Standardized, Commoditized, and Sanitized
Photo Credit: Luca Rossato via Compfight
“The world doesn’t need more conformists. If you don’t fit in, celebrate that, and then get ready to stand your ground.” - Laird Hamilton
For decades we’ve standardized, commoditized, and sanitized everything. Schools measure people the exact same way: grades and test scores. Despite having proven over and over again that these aren’t always clear indicators of somebody’s potential, we force them into a system that stifles whatever brilliance might lie within them.
We leash their genius to society’s life plan until they don’t believe they have anything special to offer the world, while becoming more standardized, more commoditized and so sanitized that we can barely recognize who they are. Maybe this happen to you. It definitely happened to me.
I started by becoming standardized.
I walked the path of the conformist. I followed the map, and it took me straight to hell. But, not a hell made of fire and brimstones. It was a hell of a different kind. It was a hell that you don’t even know you’re in, until it becomes so painful that you finally stop sleepwalking through life.
A hell made up of work that didn’t matter, never made a difference and never fulfilled me.
A hell made up of miserable commutes, cubicle farms, and irritable bowl syndrome
A hell made up of mimicry and imitation of the people I thought I wanted to be
A hell made up of making every single decision in my life through the filter of external value
A hell made up of seeking the approval of parent’s peers and society
A hell made up of constantly trying to arrive and never being where I’m at
A hell in which my life was completely dictated by metrics and measurements
Then I became commoditized.
I went back to school where I let the past determine what I would do with my future. I had a blank slate and was using it to recreate a different version of the hell I was trying to escape:
A higher salary
A more prestigious title
A stronger nod of approval
Even less sense of presence than before
By the time I was done I had become sanitized.

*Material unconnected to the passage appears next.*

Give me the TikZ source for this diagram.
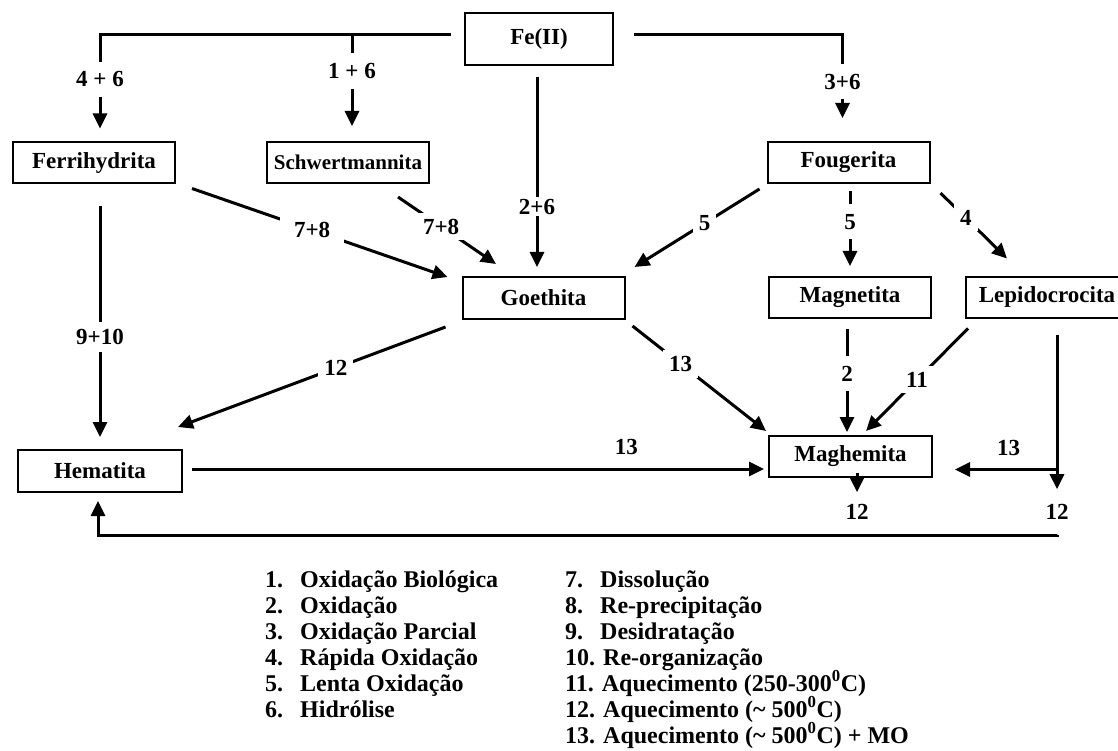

I was polished and perfect with a list of bullet points andy a piece of paper to represent who I was. But it was all bullshit: a facade of, badges, adjusting employment dates and inflating responsibilities to make it look like I was more impressive than I really was. The truth is I had nothing to offer because I had been leashed so long ago, that I lost sight of the possibility that maybe there was more inside of me.
And eventually I pulled the plug, took the red pill and decided to see how far the rabbit hole goes. It’s endless. If you think that it’s heaven, you’re a fool. It doesn’t come without it’s price.

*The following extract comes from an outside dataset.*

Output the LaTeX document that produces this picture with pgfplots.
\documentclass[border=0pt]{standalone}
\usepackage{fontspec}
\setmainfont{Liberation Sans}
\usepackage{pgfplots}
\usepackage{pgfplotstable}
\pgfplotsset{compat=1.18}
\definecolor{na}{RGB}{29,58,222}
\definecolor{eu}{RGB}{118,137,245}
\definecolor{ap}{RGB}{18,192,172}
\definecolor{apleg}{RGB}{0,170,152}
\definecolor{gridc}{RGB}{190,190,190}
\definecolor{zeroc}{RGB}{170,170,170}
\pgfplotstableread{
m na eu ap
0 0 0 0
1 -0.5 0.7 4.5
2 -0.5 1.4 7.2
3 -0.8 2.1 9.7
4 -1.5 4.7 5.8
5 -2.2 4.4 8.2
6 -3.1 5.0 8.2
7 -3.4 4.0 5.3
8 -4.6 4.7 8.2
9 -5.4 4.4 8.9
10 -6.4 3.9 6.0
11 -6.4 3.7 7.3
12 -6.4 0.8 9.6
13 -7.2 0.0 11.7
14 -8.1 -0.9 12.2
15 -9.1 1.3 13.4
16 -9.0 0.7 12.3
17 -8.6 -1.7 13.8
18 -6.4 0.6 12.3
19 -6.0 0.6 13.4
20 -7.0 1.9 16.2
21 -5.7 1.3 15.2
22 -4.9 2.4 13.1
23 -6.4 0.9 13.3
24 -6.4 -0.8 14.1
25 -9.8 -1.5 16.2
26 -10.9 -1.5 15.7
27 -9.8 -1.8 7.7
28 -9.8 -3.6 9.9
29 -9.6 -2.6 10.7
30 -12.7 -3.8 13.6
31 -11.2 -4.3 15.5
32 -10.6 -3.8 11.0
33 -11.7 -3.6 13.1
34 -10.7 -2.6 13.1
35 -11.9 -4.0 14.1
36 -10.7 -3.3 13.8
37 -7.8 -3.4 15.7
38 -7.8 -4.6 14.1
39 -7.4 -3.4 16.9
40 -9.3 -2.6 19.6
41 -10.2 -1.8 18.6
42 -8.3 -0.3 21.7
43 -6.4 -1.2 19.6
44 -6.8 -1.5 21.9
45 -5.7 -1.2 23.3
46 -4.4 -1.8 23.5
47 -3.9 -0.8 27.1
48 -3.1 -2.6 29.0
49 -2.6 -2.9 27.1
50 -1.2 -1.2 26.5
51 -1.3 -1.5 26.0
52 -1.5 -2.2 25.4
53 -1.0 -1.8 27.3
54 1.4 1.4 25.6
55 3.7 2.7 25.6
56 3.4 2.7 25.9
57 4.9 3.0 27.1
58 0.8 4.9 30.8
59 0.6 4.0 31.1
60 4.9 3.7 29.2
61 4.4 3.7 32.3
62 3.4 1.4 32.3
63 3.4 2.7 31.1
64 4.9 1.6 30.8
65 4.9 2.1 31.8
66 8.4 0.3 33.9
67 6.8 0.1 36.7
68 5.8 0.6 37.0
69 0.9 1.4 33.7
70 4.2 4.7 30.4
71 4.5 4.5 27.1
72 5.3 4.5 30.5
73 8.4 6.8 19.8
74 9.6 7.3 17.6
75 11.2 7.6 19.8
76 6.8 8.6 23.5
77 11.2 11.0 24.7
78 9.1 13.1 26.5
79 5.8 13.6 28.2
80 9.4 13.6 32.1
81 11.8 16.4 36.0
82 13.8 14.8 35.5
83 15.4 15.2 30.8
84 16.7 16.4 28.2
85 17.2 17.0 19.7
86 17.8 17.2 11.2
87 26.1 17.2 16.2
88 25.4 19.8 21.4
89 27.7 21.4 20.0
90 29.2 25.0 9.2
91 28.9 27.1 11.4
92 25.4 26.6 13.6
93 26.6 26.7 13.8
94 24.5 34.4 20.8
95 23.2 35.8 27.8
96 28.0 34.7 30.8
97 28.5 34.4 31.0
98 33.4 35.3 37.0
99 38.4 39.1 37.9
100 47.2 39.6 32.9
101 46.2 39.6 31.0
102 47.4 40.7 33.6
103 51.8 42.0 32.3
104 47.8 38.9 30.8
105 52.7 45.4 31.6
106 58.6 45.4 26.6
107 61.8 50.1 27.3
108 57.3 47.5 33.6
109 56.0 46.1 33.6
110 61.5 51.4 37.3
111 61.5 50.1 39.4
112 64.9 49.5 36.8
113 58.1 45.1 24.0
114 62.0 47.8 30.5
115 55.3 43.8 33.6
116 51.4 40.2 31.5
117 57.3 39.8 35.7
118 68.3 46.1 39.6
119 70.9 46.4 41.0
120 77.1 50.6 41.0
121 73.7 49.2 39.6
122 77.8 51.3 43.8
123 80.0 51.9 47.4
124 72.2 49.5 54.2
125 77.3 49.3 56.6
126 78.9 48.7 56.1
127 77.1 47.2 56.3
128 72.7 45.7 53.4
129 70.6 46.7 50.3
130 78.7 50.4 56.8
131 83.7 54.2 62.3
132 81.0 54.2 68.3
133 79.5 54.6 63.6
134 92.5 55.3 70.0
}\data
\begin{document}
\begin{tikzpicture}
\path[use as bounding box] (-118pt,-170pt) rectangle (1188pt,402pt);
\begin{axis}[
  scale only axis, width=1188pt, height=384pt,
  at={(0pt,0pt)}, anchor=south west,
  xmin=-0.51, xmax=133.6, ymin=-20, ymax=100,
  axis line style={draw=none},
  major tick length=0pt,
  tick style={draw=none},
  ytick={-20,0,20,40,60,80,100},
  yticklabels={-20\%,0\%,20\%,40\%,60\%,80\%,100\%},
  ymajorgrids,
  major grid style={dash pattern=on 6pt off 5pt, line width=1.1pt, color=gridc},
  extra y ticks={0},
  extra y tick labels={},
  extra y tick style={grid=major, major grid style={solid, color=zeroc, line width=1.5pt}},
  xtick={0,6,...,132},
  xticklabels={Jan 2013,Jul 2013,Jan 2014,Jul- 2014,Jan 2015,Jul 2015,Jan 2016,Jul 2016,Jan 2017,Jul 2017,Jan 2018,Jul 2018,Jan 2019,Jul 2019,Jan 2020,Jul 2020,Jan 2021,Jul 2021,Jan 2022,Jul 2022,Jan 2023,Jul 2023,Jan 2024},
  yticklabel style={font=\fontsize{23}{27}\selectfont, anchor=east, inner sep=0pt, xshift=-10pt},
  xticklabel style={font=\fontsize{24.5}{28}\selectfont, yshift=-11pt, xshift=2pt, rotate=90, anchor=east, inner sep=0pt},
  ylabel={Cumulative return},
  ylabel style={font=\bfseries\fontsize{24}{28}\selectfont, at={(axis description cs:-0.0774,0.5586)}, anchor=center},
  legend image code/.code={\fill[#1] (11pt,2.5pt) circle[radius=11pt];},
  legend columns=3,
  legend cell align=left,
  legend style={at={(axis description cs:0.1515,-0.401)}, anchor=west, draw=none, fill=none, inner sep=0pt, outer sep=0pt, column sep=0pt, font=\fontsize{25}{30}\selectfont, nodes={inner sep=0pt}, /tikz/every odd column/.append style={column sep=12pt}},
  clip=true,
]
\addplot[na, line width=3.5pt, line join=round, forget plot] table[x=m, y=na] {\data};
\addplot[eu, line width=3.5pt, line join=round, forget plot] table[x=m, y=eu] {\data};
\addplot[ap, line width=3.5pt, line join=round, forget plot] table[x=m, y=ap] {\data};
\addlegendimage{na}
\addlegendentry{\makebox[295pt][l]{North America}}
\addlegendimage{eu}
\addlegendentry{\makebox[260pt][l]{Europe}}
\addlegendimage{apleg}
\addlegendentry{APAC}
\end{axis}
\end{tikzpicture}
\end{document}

It’s an unpaved path twists and turns.
Your days are uncertain
Dreams take longer than you ever thought they would.
You become exhausted by the journey, but deep down you know you’d never go back even if you could.
That is simply the price for doing work that comes without any guarantees.
And down the rabbit hole lies a world that you forgot existed:
A world filled with possibility
An opportunity to create what doesn’t currently exist
A world that you can shape, mould, and customize.
A world in which you realize, anything that is standardized, commoditized and sanitized is pretty worthless.